In the years ahead, the company is set to release a steady stream of movies based on its Marvel universe and from the Star Wars franchise. This blockbuster film slate has helped Disney command a top spot at the box office for several years running, and that trend is likely to continue.
This list is hardly exhaustive, and it also doesn't include two new Star Wars trilogies. With a pipeline like that, it's hard to bet against the company.
Netflix's new leading competitor
Another reason to like Walt Disney is the vertical integration of its theme parks, merchandise sales, TV networks, and movie production prowess. That gives the company a leg up on other entertainment companies over the long term.

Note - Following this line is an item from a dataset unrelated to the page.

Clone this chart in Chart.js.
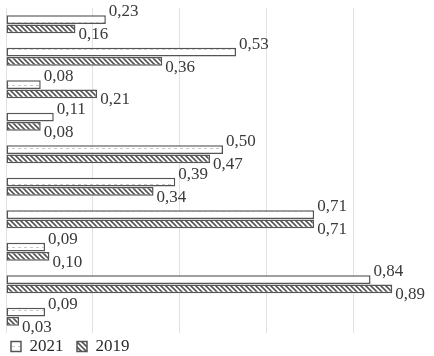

And Disney is about to add another layer to that integration: direct-to-consumer online video streaming. Last year, it acquired majority ownership in online streaming technologist BAMTech for over $1 billion. This spring, that new asset will be leveraged to bring consumers the ESPN Plus sports streaming app, a first-of-its-kind service in the U.S. That could help the company bolster what has otherwise been a struggling segment over the last few years.
In addition to ESPN Plus, Disney is also gunning for Netflix. BAMTech will be used to launch another streaming service in 2019 that will feature Disney's extensive catalog of movies and TV series across all of its brands. The deal is far from finalized, but Disney also agreed to acquire entertainment assets from Twenty-First Century Fox for $52 billion late last year. It's likely that deal was struck to bolster the breadth of content Disney can offer on that second streaming service, while giving the company even more control over the global box office.
What's good for the economy ...
About those theme parks: In 2017, that segment of the business was a growth leader with revenue and operating income increasing 13% and 21%, respectively, during the fourth quarter.
There are Disney parks and resorts in leading markets around the world, and they're benefiting from global growth. Markets in Europe and Asia are strong, and for the next two years, the International Monetary Fund sees global growth accelerating to 3.9% each year.
When consumers feel confident about the economy and have extra cash, they often go on vacation. That trend could provide a tailwind for Disney's theme parks. To keep its resorts top-of-mind for vacationers, further investments are being made to open new attractions and renovate existing ones. For example, Disney will be building new Star Wars lands in 2018 at a cost of about $1 billion.
So after several years of pessimism surrounding the company and with the stock still down from all-time highs, I took the opportunity to add to my position. Management has reiterated its intention to repurchase $6 billion worth of stock in the year ahead. Clearly, they believe the business is a worthwhile investment -- dumping billions into new operations and stock repurchases -- and I think it's a good buy, too.